Por Carly Cassella
Publicado na ScienceAlert
Décadas antes de sabermos que os pássaros podiam “ver” o campo magnético da Terra, Albert Einstein estava discutindo a possibilidade de supersentidos não descobertos em uma correspondência para um fã.
Uma carta perdida há mais de meio século do famoso cientista para um engenheiro investigador em 1949 revelou-se extraordinariamente presciente tanto no campo da biologia quanto da física.
A investigação original do engenheiro Glyn Davys, que deu início à correspondência, foi perdida, mas a julgar pela resposta de Einstein, a pergunta de Davys tinha algo a ver com a percepção animal e o que ela pode nos dizer sobre o mundo físico.
“Podemos pensar que a investigação do comportamento das aves migratórias e dos pombos-correio possa algum dia levar à compreensão de algum processo físico que ainda não é conhecido”, escreveu Einstein em sua resposta.
Mais de 70 anos depois, sabemos agora que o palpite de Einstein acertou em cheio. As evidências agora sugerem que os pássaros podem sentir o campo magnético da Terra usando fotorreceptores especiais em seus olhos, que são sensíveis a mudanças sutis no campo magnético do planeta.
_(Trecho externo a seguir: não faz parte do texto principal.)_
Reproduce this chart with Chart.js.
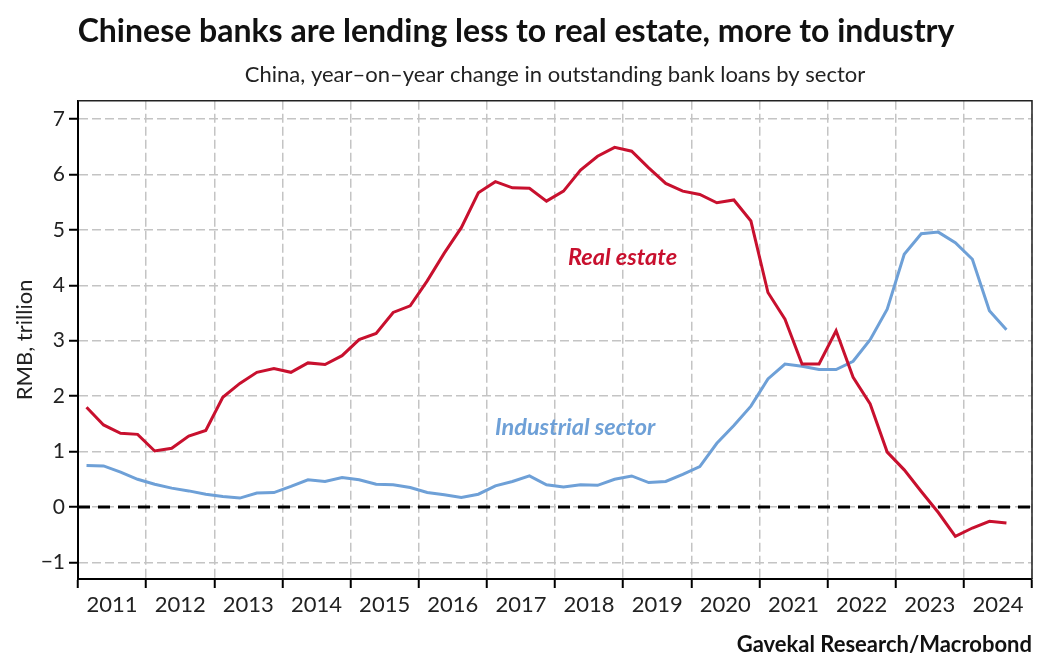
<!DOCTYPE html>
<html lang="en">
<head>
    <meta charset="UTF-8">
    <title>Chinese banks are lending less to real estate, more to industry</title>
    <script src="https://cdnjs.cloudflare.com/ajax/libs/Chart.js/4.4.1/chart.umd.min.js"></script>
    <style>
        html, body { margin: 0; padding: 0; background: #fff; }
        #wrap { width: 1043px; height: 658px; }
    </style>
</head>
<body>
    <div id="wrap"><canvas id="loansChart" width="1043" height="658"></canvas></div>

    <script>
        // quarterly observations
        var quarters = [
            '2011Q1','2011Q2','2011Q3','2011Q4','2012Q1','2012Q2','2012Q3','2012Q4',
            '2013Q1','2013Q2','2013Q3','2013Q4','2014Q1','2014Q2','2014Q3','2014Q4',
            '2015Q1','2015Q2','2015Q3','2015Q4','2016Q1','2016Q2','2016Q3','2016Q4',
            '2017Q1','2017Q2','2017Q3','2017Q4','2018Q1','2018Q2','2018Q3','2018Q4',
            '2019Q1','2019Q2','2019Q3','2019Q4','2020Q1','2020Q2','2020Q3','2020Q4',
            '2021Q1','2021Q2','2021Q3','2021Q4','2022Q1','2022Q2','2022Q3','2022Q4',
            '2023Q1','2023Q2','2023Q3','2023Q4','2024Q1','2024Q2','2024Q3'
        ];

        // RMB trillion, y/y change
        var realEstate = [
            1.80, 1.48, 1.33, 1.31, 1.01, 1.06, 1.28, 1.38,
            1.98, 2.23, 2.43, 2.50, 2.43, 2.60, 2.57, 2.73,
            3.02, 3.13, 3.51, 3.63, 4.08, 4.58, 5.04, 5.67,
            5.87, 5.76, 5.75, 5.52, 5.70, 6.08, 6.33, 6.49,
            6.42, 6.12, 5.84, 5.70, 5.64, 5.49, 5.54, 5.16,
            3.87, 3.39, 2.58, 2.58, 3.18, 2.34, 1.86, 0.99,
            0.67, 0.28, -0.10, -0.53, -0.38, -0.26, -0.29
        ];
        var industrial = [
            0.75, 0.74, 0.63, 0.50, 0.41, 0.34, 0.29, 0.23,
            0.19, 0.16, 0.25, 0.26, 0.37, 0.49, 0.46, 0.53,
            0.49, 0.41, 0.40, 0.35, 0.26, 0.22, 0.17, 0.23,
            0.38, 0.46, 0.56, 0.40, 0.36, 0.40, 0.39, 0.50,
            0.56, 0.44, 0.46, 0.59, 0.73, 1.15, 1.47, 1.82,
            2.31, 2.58, 2.54, 2.48, 2.48, 2.63, 3.02, 3.57,
            4.56, 4.93, 4.96, 4.77, 4.47, 3.54, 3.20
        ];

        var years = [2011, 2012, 2013, 2014, 2015, 2016, 2017, 2018, 2019, 2020, 2021, 2022, 2023, 2024];
        var yTicks = [-1, 0, 1, 2, 3, 4, 5, 6, 7];

        var RED = 'rgb(200, 16, 46)';
        var BLUE = 'rgb(110, 160, 215)';
        var FONT = 'Lato, "Open Sans", sans-serif';

        // mid-quarter position on a decimal-year axis
        function quarterPos(q) {
            return parseInt(q.slice(0, 4)) + (parseInt(q.slice(5)) - 0.5) / 4;
        }
        function toPoints(values) {
            return quarters.map(function (q, i) { return { x: quarterPos(q), y: values[i] }; });
        }

        var extras = {
            id: 'extras',
            beforeDatasetsDraw: function (chart) {
                var ctx = chart.ctx, a = chart.chartArea;
                var y0 = chart.scales.y.getPixelForValue(0);
                ctx.save();
                ctx.strokeStyle = '#000';
                ctx.lineWidth = 3;
                ctx.setLineDash([12, 8]);
                ctx.beginPath();
                ctx.moveTo(a.left, y0);
                ctx.lineTo(a.right, y0);
                ctx.stroke();
                ctx.restore();
            },
            afterDatasetsDraw: function (chart) {
                var ctx = chart.ctx, x = chart.scales.x, y = chart.scales.y;
                ctx.save();
                ctx.font = 'italic bold 23.5px ' + FONT;
                ctx.textBaseline = 'middle';
                ctx.textAlign = 'left';
                ctx.fillStyle = RED;
                ctx.fillText('Real estate', x.getPixelForValue(2018.19), y.getPixelForValue(4.5));
                ctx.fillStyle = BLUE;
                ctx.fillText('Industrial sector', x.getPixelForValue(2017.12), y.getPixelForValue(1.44));
                ctx.restore();
            },
            afterDraw: function (chart) {
                var ctx = chart.ctx, a = chart.chartArea;
                ctx.save();
                ctx.strokeStyle = '#222';
                ctx.lineWidth = 1.5;
                ctx.beginPath();
                ctx.moveTo(a.left, a.top);
                ctx.lineTo(a.right, a.top);
                ctx.lineTo(a.right, a.bottom);
                ctx.stroke();
                ctx.restore();
            }
        };

        var ctx = document.getElementById('loansChart').getContext('2d');
        var loansChart = new Chart(ctx, {
            type: 'line',
            data: {
                datasets: [{
                    label: 'Real estate',
                    data: toPoints(realEstate),
                    borderColor: RED,
                    borderWidth: 3,
                    pointRadius: 0,
                    tension: 0
                }, {
                    label: 'Industrial sector',
                    data: toPoints(industrial),
                    borderColor: BLUE,
                    borderWidth: 3,
                    pointRadius: 0,
                    tension: 0
                }]
            },
            options: {
                responsive: false,
                animation: false,
                layout: { padding: { left: 0, right: 11, top: 0, bottom: 0 } },
                plugins: {
                    legend: { display: false },
                    tooltip: { enabled: false },
                    title: {
                        display: true,
                        text: 'Chinese banks are lending less to real estate, more to industry',
                        color: '#111',
                        font: { family: FONT, size: 32, weight: 'bold' },
                        padding: { top: 12, bottom: 6 }
                    },
                    subtitle: {
                        display: true,
                        fullSize: false,
                        text: 'China, year\u2013on\u2013year change in outstanding bank loans by sector',
                        color: '#222',
                        font: { family: FONT, size: 22 },
                        padding: { top: 5, bottom: 13 }
                    }
                },
                scales: {
                    x: {
                        type: 'linear',
                        min: 2011,
                        max: 2025,
                        afterBuildTicks: function (scale) {
                            var t = [];
                            years.forEach(function (yr) {
                                t.push({ value: yr });
                                t.push({ value: yr + 0.5 });
                            });
                            t.push({ value: 2025 });
                            scale.ticks = t;
                        },
                        afterFit: function (scale) { scale.height = 79; },
                        ticks: {
                            autoSkip: false,
                            maxRotation: 0,
                            padding: 4,
                            color: '#222',
                            font: { family: FONT, size: 22 },
                            callback: function (value) {
                                return value % 1 === 0.5 ? String(Math.floor(value)) : '';
                            }
                        },
                        grid: {
                            color: function (c) { return c.tick && c.tick.value % 1 === 0 ? '#c4c4c4' : 'rgba(0,0,0,0)'; },
                            lineWidth: 1.5,
                            tickColor: function (c) { return c.tick && c.tick.value % 1 === 0 ? '#000' : 'rgba(0,0,0,0)'; },
                            tickLength: 9,
                            tickWidth: 2
                        },
                        border: { display: true, color: '#000', width: 2, dash: [9, 4] },
                        title: {
                            display: true,
                            text: 'Gavekal Research/Macrobond',
                            align: 'end',
                            color: '#111',
                            font: { family: FONT, size: 22, weight: 'bold' },
                            padding: { top: 0, bottom: 0 }
                        }
                    },
                    y: {
                        min: -1.3,
                        max: 7.33,
                        afterBuildTicks: function (scale) {
                            scale.ticks = yTicks.map(function (v) { return { value: v }; });
                        },
                        afterFit: function (scale) { scale.width = 78; },
                        ticks: {
                            padding: 4,
                            color: '#222',
                            font: { family: FONT, size: 21 },
                            callback: function (value) { return value < 0 ? '\u2212' + Math.abs(value) : String(value); }
                        },
                        grid: {
                            color: '#c4c4c4',
                            lineWidth: 1.5,
                            tickColor: '#000',
                            tickLength: 9,
                            tickWidth: 2
                        },
                        border: { display: true, color: '#000', width: 2, dash: [9, 4] },
                        title: {
                            display: true,
                            text: 'RMB, trillion',
                            color: '#222',
                            font: { family: FONT, size: 22 },
                            padding: { top: 12, bottom: 0 }
                        }
                    }
                }
            },
            plugins: [extras]
        });
    </script>
</body>
</html>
Isso é o que lhes permite migrar milhares de quilômetros sem se perder.
Outros animais, como tartarugas marinhas, cães e abelhas, também mostram uma capacidade fantástica de sentir os campos magnéticos do nosso planeta, embora não necessariamente através dos olhos.
“É incrível que [Einstein] concebeu essa possibilidade, décadas antes de evidências empíricas revelarem que vários animais podem de fato perceber campos magnéticos e usar essas informações para navegação”, escrevem pesquisadores da Universidade Hebraica de Jerusalém, onde a carta foi recentemente doada.
Ainda assim, o ganhador do Prêmio Nobel tinha algumas pistas para orientar seu pensamento. Na época em que a carta foi escrita, as ciências biológicas e físicas estavam começando a se interagir como nunca antes. A ecolocalização de morcegos havia sido recentemente descoberta e a tecnologia de radar estava começando a se destacar.
Na verdade, o próprio Davys era um pesquisador nessa área, provavelmente por isso ele se interessava por outros sentidos animais desconhecidos, como os mostrados pelas abelhas.
Em Einstein, ele encontrou uma alma com a mesma opinião. Parece que o famoso físico também era fascinado pela ciência biológica como uma janela para forças físicas invisíveis.
Sua carta de retorno, que não foi descoberta até a morte de Davys em 2011, é curta, mas confirma que Einstein também estava fascinado pelo comportamento das abelhas.
Na carta, Einstein admite que conhece bem Karl von Frisch, que recentemente havia descoberto que as abelhas navegam usando os padrões de polarização da luz.
Temos registros de que Einstein assistiu a uma das palestras de von Frisch na Universidade de Princeton (EUA) seis meses antes do envio da carta. Ele até teve um encontro pessoal com o pesquisador, e essas interações claramente deixaram uma impressão.
Embora Davys pareça estar mais interessado em como esse novo conhecimento biológico pode fundamentar a tecnologia futura, Einstein argumenta que precisamos de mais pesquisas biológicas.
Desde que a carta foi enviada, aprendemos muito sobre o comportamento das abelhas e como esses insetos curiosos percebem o mundo. Tal como Einstein previu, esse conhecimento já está nos ajudando a aprimorar a tecnologia, como as câmeras de nossos iPhones.
Apesar de décadas de pesquisa, no entanto, ainda há muito mistério pela frente. Os mecanismos exatos pelos quais os animais percebem a luz ou sentem o campo magnético da Terra ainda estão sendo estudados e podem não ser os mesmos para todas as espécies.
As abelhas, por exemplo, parecem sentir o campo magnético em seu abdômen, enquanto pássaros e cães parecem sentir predominantemente por meio de fotorreceptores especiais em seus olhos, chamados criptocromos.
Até mesmo células humanas produzem criptocromos, e pesquisas recentes revelam que essas células respondem dinamicamente às mudanças no campo magnético.
Isso é irônico, porque é o que você esperaria de uma reação quântica singular. Para um fotorreceptor detectar um campo magnético, seria necessário que os elétrons dentro da célula ficassem emaranhados, e Einstein na época rejeitou essa ideia, chamando-a de “ação fantasmagórica à distância”.
Claramente, Einstein nem sempre estava certo, mas mesmo quando se tratava de campos da ciência fora de sua especialidade, o homem era o cara.
O estudo foi publicado no Journal of Comparative Physiology A.